▸ **TASK TO CARRY OUT**
Skip the pictures and repeat each line of the data exactly.

▸ **DATA SHOWN**

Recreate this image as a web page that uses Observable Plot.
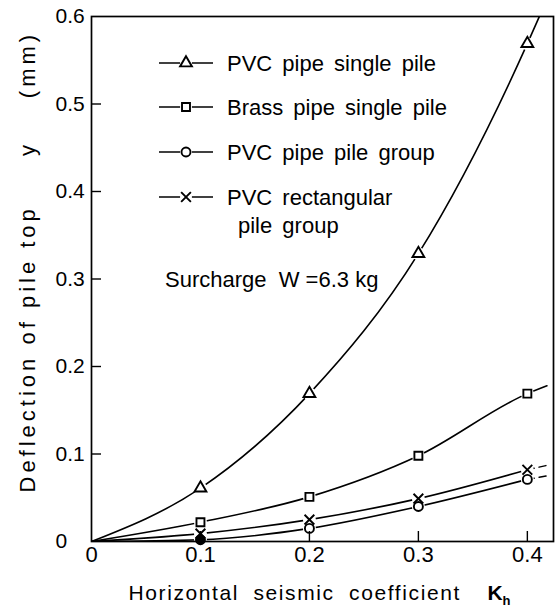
<!DOCTYPE html>
<html><head><meta charset="utf-8">
<script src="https://cdn.jsdelivr.net/npm/d3@7"></script>
<script src="https://cdn.jsdelivr.net/npm/@observablehq/plot@0.6"></script>
<style>
body{margin:0;background:#fff;}
#chart{width:559px;height:610px;}
</style></head><body><div id="chart"></div>
<script>
// ---- data ----
const kh = [0.1, 0.2, 0.3, 0.4];
const seriesNames = ["PVC pipe single pile", "Brass pipe single pile", "PVC pipe pile group", "PVC rectangular pile group"];
const pvcSingle = [0.061, 0.169, 0.329, 0.569];
const brassSingle = [0.022, 0.051, 0.098, 0.169];
const pvcGroup = [0.002, 0.015, 0.040, 0.071];
const pvcRect = [0.009, 0.025, 0.049, 0.082];
// where each drawn curve ends beyond the last measured point
const curveEndX = [0.411, 0.418, 0.418, 0.418];
const curveEndY = [0.600, 0.178, 0.075, 0.087];
const xTicks = [0, 0.1, 0.2, 0.3, 0.4];
const yTicks = [0, 0.1, 0.2, 0.3, 0.4, 0.5, 0.6];
const xLabel = "Horizontal seismic coefficient";
const xLabelSymbol = "K";
const xLabelSub = "h";
const yLabelParts = ["Deflection of pile top", "y", "(mm)"];
const legendLabels = ["PVC pipe single pile", "Brass pipe single pile", "PVC pipe pile group", "PVC rectangular", "pile group"];
const noteLabel = "Surcharge\u00a0\u00a0W\u00a0=6.3\u00a0kg";

const values = [pvcSingle, brassSingle, pvcGroup, pvcRect];
const symbols = ["triangle", "square", "circle", "times"];
const dashedEnd = [false, false, true, true];

const points = [];
const solid = [];
const dashed = [];
seriesNames.forEach((s, i) => {
  solid.push({series: s, x: 0, y: 0});
  kh.forEach((k, j) => {
    points.push({series: s, x: k, y: values[i][j], idx: i});
    solid.push({series: s, x: k, y: values[i][j]});
  });
  const last = {series: s, x: kh[kh.length - 1], y: values[i][kh.length - 1]};
  const end = {series: s, x: curveEndX[i], y: curveEndY[i]};
  if (dashedEnd[i]) { dashed.push(last, end); } else { solid.push(end); }
});

const FONT = "Liberation Sans";
const marks = [
  Plot.line(solid, {x: "x", y: "y", z: "series", curve: "monotone-x", stroke: "black", strokeWidth: 1.6, clip: true}),
  Plot.line(dashed, {x: "x", y: "y", z: "series", stroke: "black", strokeWidth: 1.5, strokeDasharray: "7,5", clip: true}),
  Plot.dot(points, {x: "x", y: "y", r: 6.5, fill: "white", stroke: "none"})
];
seriesNames.forEach((s, i) => {
  marks.push(Plot.dot(points.filter(d => d.idx === i), {
    x: "x", y: "y", symbol: () => symbols[i],
    r: i === 0 ? 4.4 : 4.5,
    stroke: "black", strokeWidth: 1.9,
    fill: d => (i === 2 && d.x === kh[0]) ? "black" : "white"
  }));
});
marks.push(
  Plot.tickY(yTicks.slice(1, -1), {y: d => d, insetRight: 452, stroke: "black", strokeWidth: 1.4}),
  Plot.tickX(xTicks.slice(1), {x: d => d, insetTop: 515, stroke: "black", strokeWidth: 1.4}),
  Plot.frame({stroke: "black", strokeWidth: 1.7}),
  Plot.axisX({ticks: xTicks, tickSize: 0, tickPadding: 5, fontSize: 22, label: null, tickFormat: d => d === 0 ? "0" : String(d)}),
  Plot.axisY({ticks: yTicks, tickSize: 0, tickPadding: 36, textAnchor: "start", fontSize: 21, label: null, tickFormat: d => d === 0 ? "0" : String(d)}),
  Plot.text(yLabelParts.slice(0, 1), {frameAnchor: "top-left", rotate: -90, textAnchor: "start", dx: -72, dy: 476, fontSize: 22}),
  Plot.text(yLabelParts.slice(1, 2), {frameAnchor: "top-left", rotate: -90, textAnchor: "middle", dx: -72, dy: 132, fontSize: 22}),
  Plot.text(yLabelParts.slice(2, 3), {frameAnchor: "top-left", rotate: -90, textAnchor: "middle", dx: -72, dy: 48, fontSize: 22}),
  Plot.text([xLabel], {frameAnchor: "bottom-left", textAnchor: "start", dx: 37, dy: 58, fontSize: 21}),
  Plot.text([xLabelSymbol], {frameAnchor: "bottom-left", textAnchor: "start", dx: 396, dy: 58, fontSize: 21, fontWeight: "bold"}),
  Plot.text([xLabelSub], {frameAnchor: "bottom-left", textAnchor: "start", dx: 411, dy: 63, fontSize: 13, fontWeight: "bold"})
);

const chart = Plot.plot({
  width: 559, height: 610,
  marginLeft: 91, marginRight: 6, marginTop: 16, marginBottom: 69,
  x: {domain: [0, 0.424]},
  y: {domain: [0, 0.6]},
  style: {background: "white", color: "black", fontFamily: FONT, fontSize: "21px"},
  marks
});
document.getElementById("chart").appendChild(chart);

const svg = d3.select(chart);
// letter spacing for the axis titles, like the reference lettering
svg.selectAll("text").filter(function() { return yLabelParts.includes(this.textContent); })
  .style("letter-spacing", "4px");
svg.selectAll("text").filter(function() { return this.textContent === xLabel; })
  .style("letter-spacing", "1.6px").style("word-spacing", "7px");

// ---- legend inside the frame ----
const lg = svg.append("g").attr("fill", "black").attr("font-size", 22)
  .attr("font-family", FONT).attr("text-anchor", "start");
const rowY = [63, 107, 152, 197];
const d3sym = {triangle: d3.symbolTriangle, square: d3.symbolSquare, circle: d3.symbolCircle, times: d3.symbolTimes};
symbols.forEach((sym, i) => {
  const y = rowY[i];
  lg.append("line").attr("x1", 159).attr("x2", 213).attr("y1", y).attr("y2", y)
    .attr("stroke", "black").attr("stroke-width", 1.6);
  const r = i === 0 ? 4.4 : 4.5;
  lg.append("circle").attr("cx", 186).attr("cy", y).attr("r", 6).attr("fill", "white");
  lg.append("path").attr("d", d3.symbol(d3sym[sym], Math.PI * r * r)())
    .attr("transform", `translate(186,${y})`)
    .attr("stroke", "black").attr("stroke-width", 1.9).attr("fill", "white");
});
const textRows = [[227, 63], [227, 107], [227, 152], [227, 197], [238, 225]];
legendLabels.forEach((t, i) => {
  lg.append("text").attr("x", textRows[i][0]).attr("y", textRows[i][1]).attr("dy", "0.35em")
    .style("word-spacing", "4px").text(t);
});
lg.append("text").attr("x", 165).attr("y", 279).attr("dy", "0.35em").text(noteLabel);
</script>
</body></html>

▸ **OUTPUT BELOW**
Recreate this image as a web page that uses Observable Plot.
<!DOCTYPE html>
<html><head><meta charset="utf-8">
<script src="https://cdn.jsdelivr.net/npm/d3@7"></script>
<script src="https://cdn.jsdelivr.net/npm/@observablehq/plot@0.6"></script>
<style>
body{margin:0;background:#fff;}
#chart{width:559px;height:610px;}
</style></head><body><div id="chart"></div>
<script>
// ---- data ----
const kh = [0.1, 0.2, 0.3, 0.4];
const seriesNames = ["PVC pipe single pile", "Brass pipe single pile", "PVC pipe pile group", "PVC rectangular pile group"];
const pvcSingle = [0.061, 0.169, 0.329, 0.569];
const brassSingle = [0.022, 0.051, 0.098, 0.169];
const pvcGroup = [0.002, 0.015, 0.040, 0.071];
const pvcRect = [0.009, 0.025, 0.049, 0.082];
// where each drawn curve ends beyond the last measured point
const curveEndX = [0.411, 0.418, 0.418, 0.418];
const curveEndY = [0.600, 0.178, 0.075, 0.087];
const xTicks = [0, 0.1, 0.2, 0.3, 0.4];
const yTicks = [0, 0.1, 0.2, 0.3, 0.4, 0.5, 0.6];
const xLabel = "Horizontal seismic coefficient";
const xLabelSymbol = "K";
const xLabelSub = "h";
const yLabelParts = ["Deflection of pile top", "y", "(mm)"];
const legendLabels = ["PVC pipe single pile", "Brass pipe single pile", "PVC pipe pile group", "PVC rectangular", "pile group"];
const noteLabel = "Surcharge\u00a0\u00a0W\u00a0=6.3\u00a0kg";

const values = [pvcSingle, brassSingle, pvcGroup, pvcRect];
const symbols = ["triangle", "square", "circle", "times"];
const dashedEnd = [false, false, true, true];

const points = [];
const solid = [];
const dashed = [];
seriesNames.forEach((s, i) => {
  solid.push({series: s, x: 0, y: 0});
  kh.forEach((k, j) => {
    points.push({series: s, x: k, y: values[i][j], idx: i});
    solid.push({series: s, x: k, y: values[i][j]});
  });
  const last = {series: s, x: kh[kh.length - 1], y: values[i][kh.length - 1]};
  const end = {series: s, x: curveEndX[i], y: curveEndY[i]};
  if (dashedEnd[i]) { dashed.push(last, end); } else { solid.push(end); }
});

const FONT = "Liberation Sans";
const marks = [
  Plot.line(solid, {x: "x", y: "y", z: "series", curve: "monotone-x", stroke: "black", strokeWidth: 1.6, clip: true}),
  Plot.line(dashed, {x: "x", y: "y", z: "series", stroke: "black", strokeWidth: 1.5, strokeDasharray: "7,5", clip: true}),
  Plot.dot(points, {x: "x", y: "y", r: 6.5, fill: "white", stroke: "none"})
];
seriesNames.forEach((s, i) => {
  marks.push(Plot.dot(points.filter(d => d.idx === i), {
    x: "x", y: "y", symbol: () => symbols[i],
    r: i === 0 ? 4.4 : 4.5,
    stroke: "black", strokeWidth: 1.9,
    fill: d => (i === 2 && d.x === kh[0]) ? "black" : "white"
  }));
});
marks.push(
  Plot.tickY(yTicks.slice(1, -1), {y: d => d, insetRight: 452, stroke: "black", strokeWidth: 1.4}),
  Plot.tickX(xTicks.slice(1), {x: d => d, insetTop: 515, stroke: "black", strokeWidth: 1.4}),
  Plot.frame({stroke: "black", strokeWidth: 1.7}),
  Plot.axisX({ticks: xTicks, tickSize: 0, tickPadding: 5, fontSize: 22, label: null, tickFormat: d => d === 0 ? "0" : String(d)}),
  Plot.axisY({ticks: yTicks, tickSize: 0, tickPadding: 36, textAnchor: "start", fontSize: 21, label: null, tickFormat: d => d === 0 ? "0" : String(d)}),
  Plot.text(yLabelParts.slice(0, 1), {frameAnchor: "top-left", rotate: -90, textAnchor: "start", dx: -72, dy: 476, fontSize: 22}),
  Plot.text(yLabelParts.slice(1, 2), {frameAnchor: "top-left", rotate: -90, textAnchor: "middle", dx: -72, dy: 132, fontSize: 22}),
  Plot.text(yLabelParts.slice(2, 3), {frameAnchor: "top-left", rotate: -90, textAnchor: "middle", dx: -72, dy: 48, fontSize: 22}),
  Plot.text([xLabel], {frameAnchor: "bottom-left", textAnchor: "start", dx: 37, dy: 58, fontSize: 21}),
  Plot.text([xLabelSymbol], {frameAnchor: "bottom-left", textAnchor: "start", dx: 396, dy: 58, fontSize: 21, fontWeight: "bold"}),
  Plot.text([xLabelSub], {frameAnchor: "bottom-left", textAnchor: "start", dx: 411, dy: 63, fontSize: 13, fontWeight: "bold"})
);

const chart = Plot.plot({
  width: 559, height: 610,
  marginLeft: 91, marginRight: 6, marginTop: 16, marginBottom: 69,
  x: {domain: [0, 0.424]},
  y: {domain: [0, 0.6]},
  style: {background: "white", color: "black", fontFamily: FONT, fontSize: "21px"},
  marks
});
document.getElementById("chart").appendChild(chart);

const svg = d3.select(chart);
// letter spacing for the axis titles, like the reference lettering
svg.selectAll("text").filter(function() { return yLabelParts.includes(this.textContent); })
  .style("letter-spacing", "4px");
svg.selectAll("text").filter(function() { return this.textContent === xLabel; })
  .style("letter-spacing", "1.6px").style("word-spacing", "7px");

// ---- legend inside the frame ----
const lg = svg.append("g").attr("fill", "black").attr("font-size", 22)
  .attr("font-family", FONT).attr("text-anchor", "start");
const rowY = [63, 107, 152, 197];
const d3sym = {triangle: d3.symbolTriangle, square: d3.symbolSquare, circle: d3.symbolCircle, times: d3.symbolTimes};
symbols.forEach((sym, i) => {
  const y = rowY[i];
  lg.append("line").attr("x1", 159).attr("x2", 213).attr("y1", y).attr("y2", y)
    .attr("stroke", "black").attr("stroke-width", 1.6);
  const r = i === 0 ? 4.4 : 4.5;
  lg.append("circle").attr("cx", 186).attr("cy", y).attr("r", 6).attr("fill", "white");
  lg.append("path").attr("d", d3.symbol(d3sym[sym], Math.PI * r * r)())
    .attr("transform", `translate(186,${y})`)
    .attr("stroke", "black").attr("stroke-width", 1.9).attr("fill", "white");
});
const textRows = [[227, 63], [227, 107], [227, 152], [227, 197], [238, 225]];
legendLabels.forEach((t, i) => {
  lg.append("text").attr("x", textRows[i][0]).attr("y", textRows[i][1]).attr("dy", "0.35em")
    .style("word-spacing", "4px").text(t);
});
lg.append("text").attr("x", 165).attr("y", 279).attr("dy", "0.35em").text(noteLabel);
</script>
</body></html>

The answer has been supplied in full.